Si llamamos “ilegales” a
los indocumentados, ¿por qué no llamamos “ciudadanos ilegales” o
“compañías ilegales” a quienes los utilizan y emplean? Los
indocumentados están aquí porque les damos trabajo. Si no, no vendrían.
A
pesar de lo anterior, todavía hay muchos políticos y medios de
comunicación en inglés que utilizan el término “ilegales” para
identificar a los indocumentados. Sin embargo, eso ha ido cambiando.
Cada vez hay menos periódicos y televisoras que lo usan. Y desde el año
2000 todos los candidatos a la presidencia de ambos partidos han evitado
lo más posible el referirse a los indocumentados como “ilegales”. Nada
como usar la palabra “ilegal” para asustar al voto latino.
Este
es un asunto que va más allá de las políticas antiinmigrantes de moda en
Estados Unidos. “Ningún ser humano es ilegal”, dijo el sobreviviente
del holocausto, Ellie Wiesel, tras recibir el premio Nobel de la Paz en
1986. Lo primero que hacen quienes denigran y subestiman es identificar a
su víctima como algo inferior. Llamarle a alguien “ilegal” tiene como
propósito el marcar la diferencia entre ellos y nosotros. Pero eso va en
contra del espíritu de lo que es ser estadounidense.
La
declaración de independencia de Estados Unidos, firmada en 1776,
establece que “todos los hombres (y mujeres) somos creados iguales”.

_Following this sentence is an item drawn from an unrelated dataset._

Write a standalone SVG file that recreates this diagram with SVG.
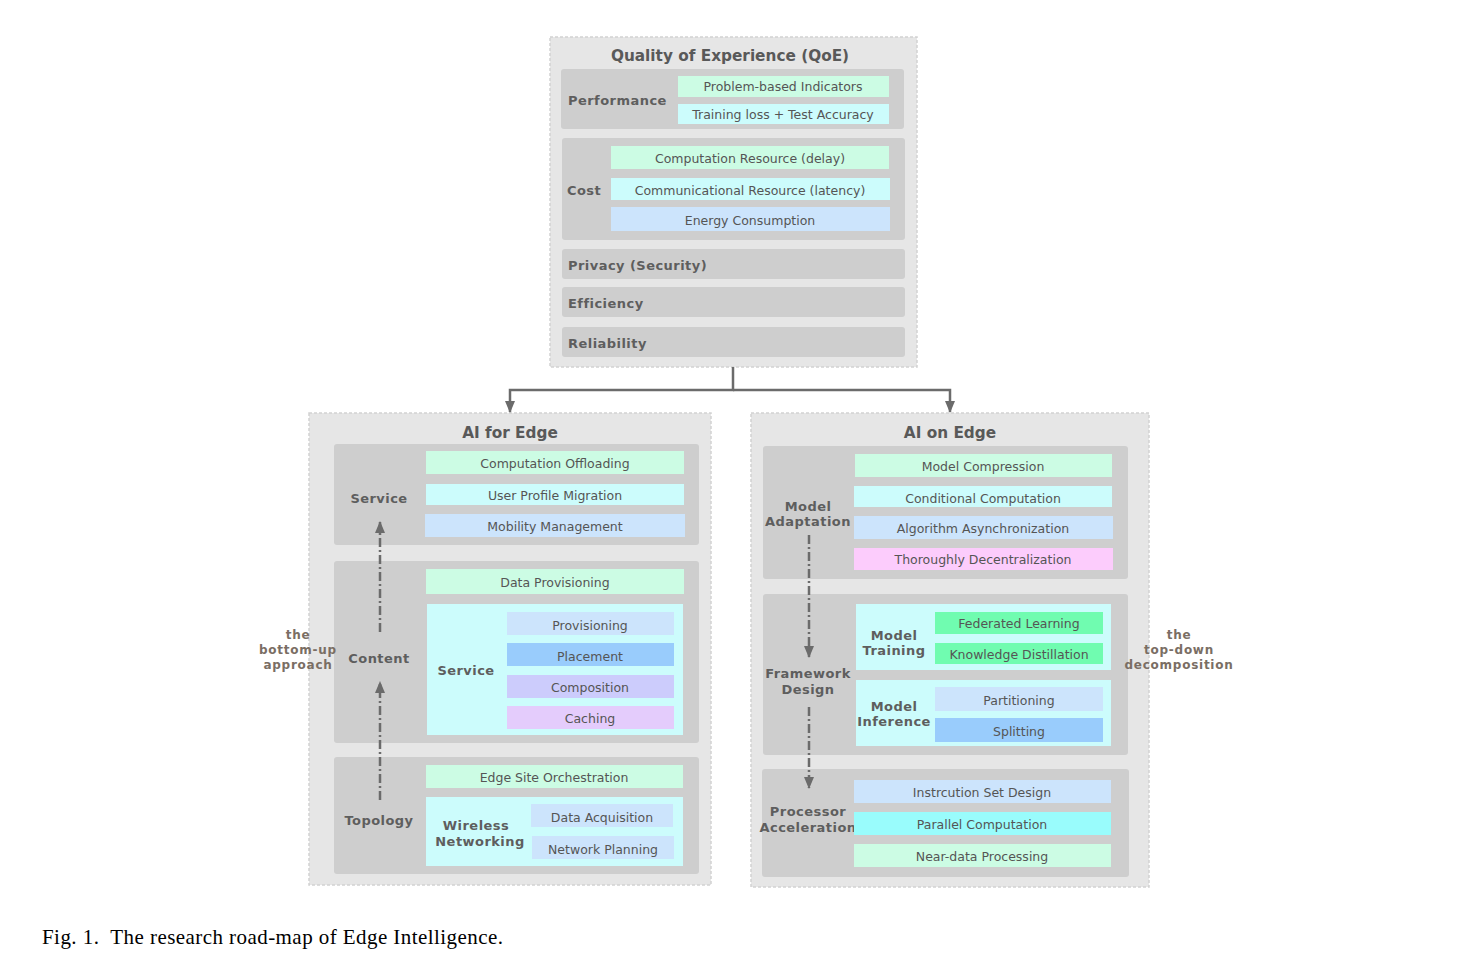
<svg xmlns="http://www.w3.org/2000/svg" width="1474" height="969" viewBox="0 0 1474 969">
<defs>
<style>
.outer{fill:#e6e6e6;stroke:#d2d2d2;stroke-width:1.5;stroke-dasharray:3 2}
.grp{fill:#cecece}
.sub{fill:#ccfcfc}
.mint{fill:#ccfce4}
.cyan{fill:#ccfcfc}
.lb{fill:#cce4fc}
.blue{fill:#99ccfc}
.lav{fill:#ccccfc}
.purp{fill:#e4ccfc}
.pink{fill:#fcccfc}
.green{fill:#70fcb0}
.aqua{fill:#99fcfc}
.it{font-family:"DejaVu Sans",Verdana,sans-serif;font-size:12.5px;fill:#555;text-anchor:middle}
.lbl{font-family:"DejaVu Sans",Verdana,sans-serif;font-size:13px;font-weight:bold;fill:#5e5e5e;letter-spacing:0.45px}
.ttl{font-family:"DejaVu Sans",Verdana,sans-serif;font-size:15.3px;font-weight:bold;fill:#595959;text-anchor:middle}
.side{font-family:"DejaVu Sans",Verdana,sans-serif;font-size:12px;font-weight:bold;fill:#7a6e64;text-anchor:middle;letter-spacing:0.75px}
.conn{fill:none;stroke:#6b6b6b;stroke-width:2.5}
.dash{fill:none;stroke:#6b6b6b;stroke-width:2.5;stroke-dasharray:9 3 2 3}
.cap{font-family:"Liberation Serif","Times New Roman",serif;font-size:21px;fill:#000}
</style>
<marker id="ah" viewBox="0 0 12 10" refX="11" refY="5" markerWidth="4.8" markerHeight="4" orient="auto" markerUnits="strokeWidth">
<path d="M0,0 L12,5 L0,10 z" fill="#6b6b6b"/>
</marker>
</defs>
<rect width="1474" height="969" fill="#fff"/>

<g id="qoe">
<rect class="outer" x="550" y="37" width="367" height="330"/>
<text class="ttl" x="730" y="61">Quality of Experience (QoE)</text>
</g>
<g id="performance">
<rect class="grp" x="561" y="69" width="343" height="60" rx="3"/>
<text class="lbl" x="568" y="105">Performance</text>
<rect class="mint" x="678" y="76" width="211" height="21"/>
<text class="it" x="783" y="91">Problem-based Indicators</text>
<rect class="cyan" x="678" y="104" width="211" height="20"/>
<text class="it" x="783" y="119">Training loss + Test Accuracy</text>
</g>
<g id="cost">
<rect class="grp" x="562" y="138" width="343" height="102" rx="3"/>
<text class="lbl" x="567" y="195">Cost</text>
<rect class="mint" x="611" y="146" width="278" height="23"/>
<text class="it" x="750" y="163">Computation Resource (delay)</text>
<rect class="cyan" x="611" y="178" width="279" height="22"/>
<text class="it" x="750" y="195">Communicational Resource (latency)</text>
<rect class="lb" x="611" y="207" width="279" height="24"/>
<text class="it" x="750" y="225">Energy Consumption</text>
</g>
<g id="privacy">
<rect class="grp" x="562" y="249" width="343" height="30" rx="3"/>
<text class="lbl" x="568" y="270">Privacy (Security)</text>
</g>
<g id="efficiency">
<rect class="grp" x="562" y="287" width="343" height="30" rx="3"/>
<text class="lbl" x="568" y="308">Efficiency</text>
</g>
<g id="reliability">
<rect class="grp" x="562" y="327" width="343" height="30" rx="3"/>
<text class="lbl" x="568" y="348">Reliability</text>
</g>

<g id="ai-for-edge">
<rect class="outer" x="309" y="413" width="402" height="472"/>
<text class="ttl" x="510" y="438">AI for Edge</text>
</g>
<g id="afe-service">
<rect class="grp" x="334" y="444" width="365" height="101" rx="3"/>
<text class="lbl" x="379" y="503" text-anchor="middle">Service</text>
<rect class="mint" x="426" y="451" width="258" height="23"/>
<text class="it" x="555" y="468">Computation Offloading</text>
<rect class="cyan" x="426" y="484" width="258" height="21"/>
<text class="it" x="555" y="500">User Profile Migration</text>
<rect class="lb" x="425" y="514" width="260" height="23"/>
<text class="it" x="555" y="531">Mobility Management</text>
</g>
<g id="afe-content">
<rect class="grp" x="334" y="561" width="365" height="182" rx="3"/>
<text class="lbl" x="379" y="663" text-anchor="middle">Content</text>
<rect class="mint" x="426" y="569" width="258" height="25"/>
<text class="it" x="555" y="587">Data Provisioning</text>
<rect class="sub" x="427" y="604" width="256" height="131"/>
<text class="lbl" x="466" y="675" text-anchor="middle">Service</text>
<rect class="lb" x="507" y="612" width="167" height="23"/>
<text class="it" x="590" y="630">Provisioning</text>
<rect class="blue" x="507" y="643" width="167" height="23"/>
<text class="it" x="590" y="661">Placement</text>
<rect class="lav" x="507" y="675" width="167" height="23"/>
<text class="it" x="590" y="692">Composition</text>
<rect class="purp" x="507" y="706" width="167" height="23"/>
<text class="it" x="590" y="723">Caching</text>
</g>
<g id="afe-topology">
<rect class="grp" x="334" y="757" width="365" height="117" rx="3"/>
<text class="lbl" x="379" y="825" text-anchor="middle">Topology</text>
<rect class="mint" x="426" y="765" width="257" height="23"/>
<text class="it" x="554" y="782">Edge Site Orchestration</text>
<rect class="sub" x="426" y="797" width="257" height="69"/>
<text class="lbl" x="476" y="830" text-anchor="middle">Wireless</text>
<text class="lbl" x="480" y="846" text-anchor="middle">Networking</text>
<rect class="lb" x="531" y="804" width="142" height="23"/>
<text class="it" x="602" y="822">Data Acquisition</text>
<rect class="lb" x="532" y="836" width="142" height="23"/>
<text class="it" x="603" y="854">Network Planning</text>
</g>
<g id="bottom-up-label">
<text class="side" x="298" y="639">the</text>
<text class="side" x="298" y="654">bottom-up</text>
<text class="side" x="298" y="669">approach</text>
</g>

<g id="ai-on-edge">
<rect class="outer" x="751" y="413" width="398" height="474"/>
<text class="ttl" x="950" y="438">AI on Edge</text>
</g>
<g id="aoe-model-adaptation">
<rect class="grp" x="763" y="446" width="365" height="133" rx="3"/>
<text class="lbl" x="808" y="511" text-anchor="middle">Model</text>
<text class="lbl" x="808" y="526" text-anchor="middle">Adaptation</text>
<rect class="mint" x="855" y="454" width="257" height="23"/>
<text class="it" x="983" y="471">Model Compression</text>
<rect class="cyan" x="854" y="486" width="258" height="21"/>
<text class="it" x="983" y="503">Conditional Computation</text>
<rect class="lb" x="854" y="516" width="259" height="23"/>
<text class="it" x="983" y="533">Algorithm Asynchronization</text>
<rect class="pink" x="854" y="548" width="259" height="22"/>
<text class="it" x="983" y="564">Thoroughly Decentralization</text>
</g>
<g id="aoe-framework-design">
<rect class="grp" x="763" y="594" width="365" height="161" rx="3"/>
<text class="lbl" x="808" y="678" text-anchor="middle">Framework</text>
<text class="lbl" x="808" y="694" text-anchor="middle">Design</text>
<rect class="sub" x="856" y="604" width="255" height="66"/>
<text class="lbl" x="894" y="640" text-anchor="middle">Model</text>
<text class="lbl" x="894" y="655" text-anchor="middle">Training</text>
<rect class="green" x="935" y="612" width="168" height="22"/>
<text class="it" x="1019" y="628">Federated Learning</text>
<rect class="green" x="935" y="643" width="168" height="21"/>
<text class="it" x="1019" y="659">Knowledge Distillation</text>
<rect class="sub" x="856" y="680" width="255" height="66"/>
<text class="lbl" x="894" y="711" text-anchor="middle">Model</text>
<text class="lbl" x="894" y="726" text-anchor="middle">Inference</text>
<rect class="lb" x="935" y="687" width="168" height="24"/>
<text class="it" x="1019" y="705">Partitioning</text>
<rect class="blue" x="935" y="718" width="168" height="24"/>
<text class="it" x="1019" y="736">Splitting</text>
</g>
<g id="aoe-processor-acceleration">
<rect class="grp" x="762" y="769" width="367" height="108" rx="3"/>
<text class="lbl" x="808" y="816" text-anchor="middle">Processor</text>
<text class="lbl" x="808" y="832" text-anchor="middle">Acceleration</text>
<rect class="lb" x="854" y="780" width="257" height="23"/>
<text class="it" x="982" y="797">Instrcution Set Design</text>
<rect class="aqua" x="854" y="812" width="257" height="23"/>
<text class="it" x="982" y="829">Parallel Computation</text>
<rect class="mint" x="854" y="844" width="257" height="23"/>
<text class="it" x="982" y="861">Near-data Processing</text>
</g>
<g id="top-down-label">
<text class="side" x="1179" y="639">the</text>
<text class="side" x="1179" y="654">top-down</text>
<text class="side" x="1179" y="669">decomposition</text>
</g>

<g id="connectors">
<path class="conn" d="M733,367 V390 H510 V412" marker-end="url(#ah)"/>
<path class="conn" d="M733,390 H950 V412" marker-end="url(#ah)"/>
<path class="dash" d="M380,632 V522" marker-end="url(#ah)"/>
<path class="dash" d="M380,800 V682" marker-end="url(#ah)"/>
<path class="dash" d="M809,535 V657" marker-end="url(#ah)"/>
<path class="dash" d="M809,707 V788" marker-end="url(#ah)"/>
</g>

<text class="cap" x="42" y="944" textLength="461" lengthAdjust="spacing" xml:space="preserve">Fig. 1.  The research road-map of Edge Intelligence.</text>
</svg>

Pero la realidad es que en el país más poderoso del mundo hay millones
que no son tratados como iguales. Por eso la inmigración es la nueva
frontera de los derechos civiles en este país.
Desafortunadamente
en el primer debate presidencial vicepresidencial no se habló del
asunto migratorio. Imperdonable omisión. Pero hubiera sido una
oportunidad perfecta para ver cómo los candidatos se refieren a los
inmigrantes indocumentados. Más allá de las diferencias de candidatos
sobre su política migratoria, lo primero que denota sus intenciones es
cómo se refieren a los recién llegados y a los más desfavorecidos.
El
11 de septiembre del 2001 lo cambió todo. La reforma migratoria que
apoyaban los presidentes George W. Bush y el mexicano Vicente Fox pasó a
segundo plano. Todo lo que pareciera extranjero se empezó a ver con
sospecha y la posibilidad de legalizar a millones de indocumentados
perdió el sentido de urgencia. Lo primero era salvar al país ante una
amenaza externa. Cuando el tema se retoma antes que Bush entregue la
presidencia, ya era demasiado tarde y había perdido el apoyo mayoritario
en el Congreso. Las palabras de los enemigos de los inmigrantes se
impusieron sobre las de sus aliados.
Al final de cuentas, Estados
Unidos –estoy convencido– hará lo correcto y legalizará a millones de
indocumentados que tanto contribuyen a la economía, cultura y bienestar
del país. Así como Estados Unidos ha sido maravillosamente generoso
conmigo, así también espero que lo sea con todos aquellos que llegaron
después de mí o sin papeles.
Pero para que eso ocurra hay que
ganar antes la guerra de palabras. Para cambiar las cosas, lo primero
que hay que hacer es nombrarlas de una manera distinta. En todo este
siglo han ganado el debate los que convirtieron una reforma migratoria
con camino a la ciudadanía en “amnistía” y a los indocumentados en
“ilegales”.
Nos toca ahora cambiar el lenguaje para, después,
cambiar la realidad. Y el primer paso es no utilizar más la palabra
“ilegales” para identificar a los indocumentados. Nadie es ilegal.